How Does Notre Dame, No. 1 in Football, Get Away With Covering Up Player Rapes?

Published November 27th, 2012, Uncategorized

Notre Dame will be playing in the college football championship game. One person not watching will be Lizzy Seeberg, a 19-year-old freshman at Saint Mary’s College in Notre Dame, Indiana, who committed suicide in September 2010. She said she had been raped ten days earlier by a Notre Dame football player, who not only was never charged but who also is still on the team.
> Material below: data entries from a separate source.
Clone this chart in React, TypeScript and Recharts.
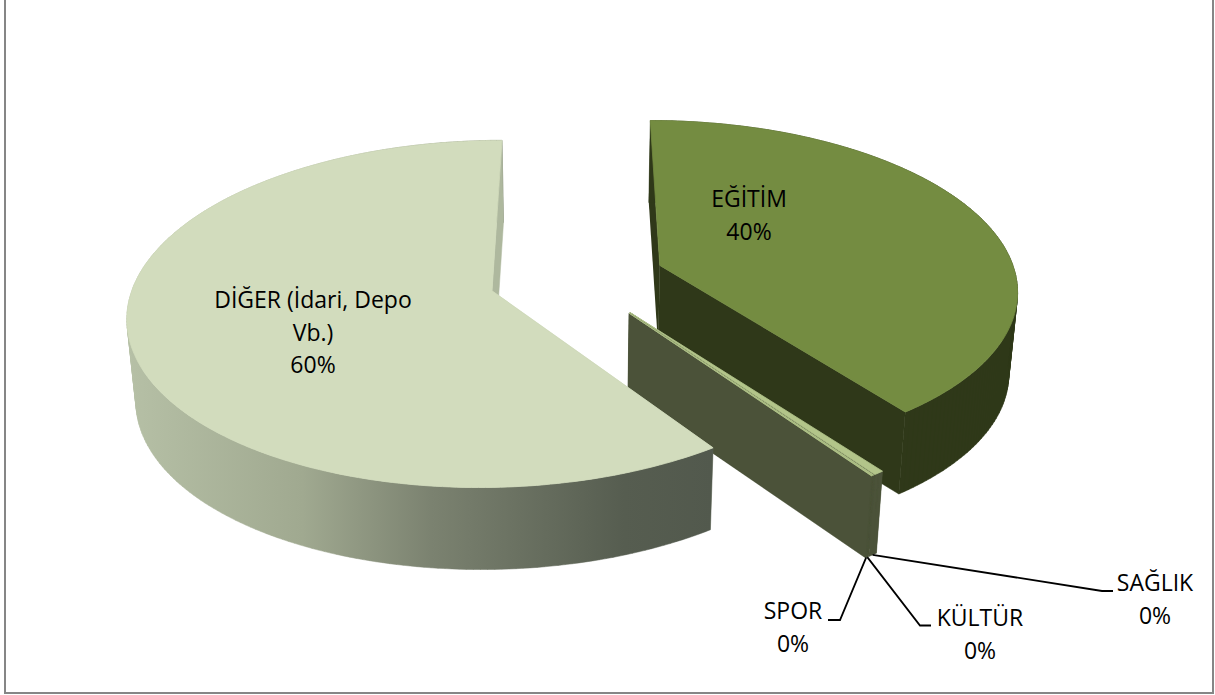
import { Pie, PieChart } from "recharts"

const categories = ["EĞİTİM", "SAĞLIK", "KÜLTÜR", "SPOR", "DİĞER (İdari, Depo Vb.)"]
const shares = [39.8, 0.4, 0.05, 0.05, 59.7]

const chartData = categories.map((name, i) => ({ name, value: shares[i] }))

// top face, side wall and cut face per slice
const sliceColors: Record<string, { top: string; wall: string; cut: string }> = {
  "EĞİTİM": { top: "#748c41", wall: "#2f3819", cut: "#2f3819" },
  "SAĞLIK": { top: "#b3c58a", wall: "#4b5239", cut: "#4b5239" },
  "KÜLTÜR": { top: "#b3c58a", wall: "#4b5239", cut: "#4b5239" },
  "SPOR": { top: "#b3c58a", wall: "#4b5239", cut: "#4b5239" },
  "DİĞER (İdari, Depo Vb.)": { top: "#d2dcbd", wall: "url(#digerWall)", cut: "#aeb89e" },
}

// where each label sits, and the bend of its leader line
const labelLayout: Record<string, { x: number; y: number; lines: string[]; bend?: [number, number][] }> = {
  "EĞİTİM": { x: 749, y: 207, lines: ["EĞİTİM"] },
  "SAĞLIK": { x: 1155, y: 591, lines: ["SAĞLIK"], bend: [[1102, 591], [1113, 591]] },
  "KÜLTÜR": { x: 980, y: 626, lines: ["KÜLTÜR"], bend: [[920, 625.5], [931, 625.5]] },
  "SPOR": { x: 793, y: 619, lines: ["SPOR"], bend: [[840, 620], [828, 620]] },
  "DİĞER (İdari, Depo Vb.)": { x: 313, y: 308, lines: ["DİĞER (İdari, Depo", "Vb.)"] },
}

const PIE_CX = 577
const PIE_CY = 290
const RADIUS = 360
const EXPLODE = 89
const DEPTH = 82
const BASE_SCALE = 0.98
const TILT = 0.473
const PERSPECTIVE = 0.00037
const PLANE_SHIFT = 25

const rad = (deg: number) => (deg * Math.PI) / 180

// plane coordinates (x right, z away from the viewer) to screen
function project(cx: number, cy: number, x: number, z: number) {
  const zw = z + PLANE_SHIFT
  const d = 1 + PERSPECTIVE * zw
  return { x: cx + x / d, y: cy - (TILT * zw) / d }
}

function lowered(cx: number, p: { x: number; y: number }) {
  return { x: cx + (p.x - cx) * BASE_SCALE, y: p.y + DEPTH }
}

function rimPoint(cx: number, cy: number, r: number, mid: number, angle: number) {
  const ax = EXPLODE * Math.sin(rad(mid))
  const az = EXPLODE * Math.cos(rad(mid))
  return project(cx, cy, ax + r * Math.sin(rad(angle)), az + r * Math.cos(rad(angle)))
}

const toPath = (pts: { x: number; y: number }[]) =>
  "M" + pts.map((p) => `${p.x.toFixed(1)},${p.y.toFixed(1)}`).join("L") + "Z"

function Slice3D(props: any) {
  const { cx, cy, outerRadius, startAngle, endAngle, midAngle, name } = props
  const colors = sliceColors[name]
  // recharts angles run counter-clockwise from 3 o'clock
  const from = 90 - startAngle
  const to = 90 - endAngle
  const mid = 90 - midAngle

  const rim: { x: number; y: number }[] = []
  const steps = Math.max(2, Math.ceil(to - from))
  for (let i = 0; i <= steps; i++) {
    rim.push(rimPoint(cx, cy, outerRadius, mid, from + ((to - from) * i) / steps))
  }
  const apex = rimPoint(cx, cy, 0, mid, 0)
  const rimLow = rim.map((p) => lowered(cx, p))
  const apexLow = lowered(cx, apex)

  // one quad per step, all wound the same way so overlaps do not cancel out
  const sweep = rim
    .slice(1)
    .map((p, i) =>
      p.x > rim[i].x
        ? toPath([rim[i], p, rimLow[i + 1], rimLow[i]])
        : toPath([p, rim[i], rimLow[i], rimLow[i + 1]]),
    )
    .join("")

  return (
    <g>
      <path d={toPath([apex, rim[0], rimLow[0], apexLow])} fill={colors.cut} />
      <path d={sweep} fill={colors.wall} stroke={colors.wall} strokeWidth={0.5} />
      <path
        d={toPath([apex, rim[steps], rimLow[steps], apexLow])}
        fill={colors.cut}
        stroke={colors.cut}
        strokeWidth={0.5}
      />
      <path d={toPath([apex, ...rim])} fill={colors.top} stroke={colors.top} strokeWidth={0.8} />
    </g>
  )
}

function SliceLabel(props: any) {
  const { cx, cy, outerRadius, midAngle, name, percent } = props
  const layout = labelLayout[name]
  const mid = 90 - midAngle
  const lines = [...layout.lines, `${Math.round(percent * 100)}%`]
  const start = lowered(cx, rimPoint(cx, cy, outerRadius, mid, mid))
  return (
    <g>
      {layout.bend && (
        <polyline
          points={[[start.x, start.y], ...layout.bend].map((p) => p.join(",")).join(" ")}
          fill="none"
          stroke="#000"
          strokeWidth={1.8}
        />
      )}
      <text x={layout.x} y={layout.y} textAnchor="middle" fontFamily="Open Sans" fontSize={23} fill="#000">
        {lines.map((line, i) => (
          <tspan key={line} x={layout.x} dy={i === 0 ? 0 : 32.5}>
            {line}
          </tspan>
        ))}
      </text>
    </g>
  )
}

export default function App() {
  return (
    <div style={{ position: "absolute", left: 0, top: 0, width: 1215, height: 695, overflow: "hidden", background: "#fff" }}>
      <div
        style={{
          position: "absolute",
          left: 4,
          top: -4,
          width: 1206,
          height: 694,
          border: "2px solid #868686",
        }}
      />
      <div style={{ position: "absolute", left: 0, top: 0 }}>
        <PieChart width={1215} height={695} margin={{ top: 0, right: 0, bottom: 0, left: 0 }}>
          <defs>
            <linearGradient id="digerWall" gradientUnits="userSpaceOnUse" x1="127" y1="0" x2="712" y2="0">
              <stop offset="0%" stopColor="#b6c0a6" />
              <stop offset="30%" stopColor="#a0a990" />
              <stop offset="52%" stopColor="#7b8270" />
              <stop offset="85%" stopColor="#565d50" />
              <stop offset="100%" stopColor="#52594d" />
            </linearGradient>
          </defs>
          <Pie
            data={chartData}
            dataKey="value"
            nameKey="name"
            cx={PIE_CX}
            cy={PIE_CY}
            innerRadius={0}
            outerRadius={RADIUS}
            startAngle={90}
            endAngle={-270}
            stroke="none"
            isAnimationActive={false}
            shape={Slice3D}
            labelLine={false}
            label={SliceLabel}
          />
        </PieChart>
      </div>
    </div>
  )
}
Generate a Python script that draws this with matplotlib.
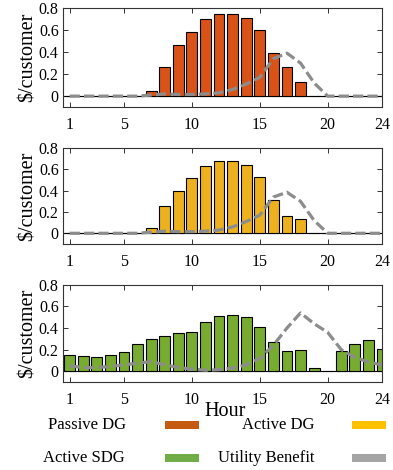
import numpy as np
import matplotlib.pyplot as plt
from matplotlib.patches import Rectangle

plt.rcParams['font.family'] = ['Liberation Serif', 'DejaVu Serif']

hours = list(range(1, 25))

passive_dg = [0, 0, 0, 0, 0, 0.003, 0.05, 0.26, 0.46, 0.58, 0.70, 0.745,
              0.745, 0.71, 0.60, 0.39, 0.26, 0.13, 0.004, 0, 0, 0, 0, 0]
utility_1 = [0, 0, 0, 0, 0, 0, 0.01, 0.02, 0.015, 0.015, 0.02, 0.03,
             0.06, 0.11, 0.17, 0.34, 0.39, 0.30, 0.12, 0, 0, 0, 0, 0]

active_dg = [0, 0, 0, 0, 0, 0.003, 0.05, 0.255, 0.40, 0.52, 0.635, 0.68,
             0.68, 0.645, 0.53, 0.31, 0.165, 0.13, 0.004, 0, 0, 0, 0, 0]
utility_2 = [0, 0, 0, 0, 0, 0, 0.01, 0.02, 0.015, 0.015, 0.02, 0.03,
             0.06, 0.11, 0.17, 0.34, 0.385, 0.30, 0.12, 0, 0, 0, 0, 0]

active_sdg = [0.15, 0.145, 0.13, 0.15, 0.18, 0.25, 0.295, 0.33, 0.355, 0.365, 0.46, 0.515,
              0.525, 0.50, 0.41, 0.27, 0.185, 0.20, 0.03, 0.004, 0.19, 0.25, 0.285, 0.205]
utility_3 = [0.05, 0.035, 0.035, 0.045, 0.06, 0.075, 0.09, 0.06, 0.035, 0.02, 0.01, 0.015,
             0.03, 0.06, 0.12, 0.24, 0.40, 0.54, 0.44, 0.36, 0.20, 0.13, 0.085, 0.06]

xticks = [1, 5, 10, 15, 20, 24]
yticks = [0, 0.2, 0.4, 0.6, 0.8]
ytick_labels = ['0', '0.2', '0.4', '0.6', '0.8']

panels = [
    (passive_dg, utility_1, '#D95319', [0.160, 0.772, 0.812, 0.211]),
    (active_dg, utility_2, '#EDB120', [0.160, 0.481, 0.812, 0.204]),
    (active_sdg, utility_3, '#77AC30', [0.160, 0.187, 0.812, 0.207]),
]

fig = plt.figure(figsize=(3.93, 4.70), dpi=100)

for bars, util, color, pos in panels:
    ax = fig.add_axes(pos)
    ax.bar(hours, bars, width=0.8, color=color, edgecolor='black', linewidth=0.8, zorder=2)
    ax.plot(hours, util, color='#8c8c8c', linestyle=(0, (3.2, 1.3)), linewidth=2.3, zorder=3)
    ax.axhline(0, color='black', linewidth=0.8, zorder=1)
    ax.set_xlim(0.5, 24)
    ax.set_ylim(-0.1, 0.8)
    ax.set_xticks(xticks)
    ax.set_xticklabels([str(t) for t in xticks])
    ax.set_yticks(yticks)
    ax.set_yticklabels(ytick_labels)
    ax.tick_params(direction='in', top=True, right=True, length=3.5, width=0.7,
                   labelsize=11.5, color='#333333')
    ax.tick_params(axis='x', pad=7)
    ax.tick_params(axis='y', pad=3)
    for s in ax.spines.values():
        s.set_linewidth(0.8)
        s.set_color('#333333')
    ax.set_ylabel('\\$/customer', fontsize=14.5, labelpad=1)

fig.text(225 / 393, 1 - 411 / 470, 'Hour', fontsize=14.5, ha='center', va='center')

# legend drawn by hand, two rows
legend_items = [
    ('Passive DG', '#C55A11', 126, 165, 425),
    ('Active DG', '#FFC000', 315, 352, 425),
    ('Active SDG', '#70AD47', 125, 165, 458),
    ('Utility Benefit', '#A5A5A5', 314, 352, 458),
]
for label, color, text_x, patch_x, y in legend_items:
    fig.text(text_x / 393, 1 - y / 470, label, fontsize=12, ha='right', va='center')
    fig.patches.append(Rectangle((patch_x / 393, 1 - (y + 4) / 470), 34 / 393, 8 / 470,
                                 transform=fig.transFigure, facecolor=color,
                                 edgecolor='none', figure=fig))

fig.savefig('out.png', dpi=100)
This story, which should curdle the blood of any fan or human being, is not mine. The Chicago Tribune broke it two years ago this month. Earlier this year, Melinda Henneberger of The Washington Post, writing in the National Catholic Reporter, had more details, and also probed the larger file of unreported cases of sexual and other misconduct by Notre Dame football players.

Updating it all in this week’s Sports Illustrated, writer TIm Layden sketches a culture eerily similar to that of the late Joe Paterno at Penn State. At both universities, the administrators responsible for investigating and imposing discipline in these incidents were driven into exile by the special treatment demanded and achieved by their football potentates.

“Old Notre Dame will win over all….”

Including, it seems, over decency, honor, or anything else impinging on its football profits. The U.S. Department of Education’s Equity in Athletics data-analysis tool pegged those at $43,228,691 in the year before the Fighting Irish made their glorious return to No. 1.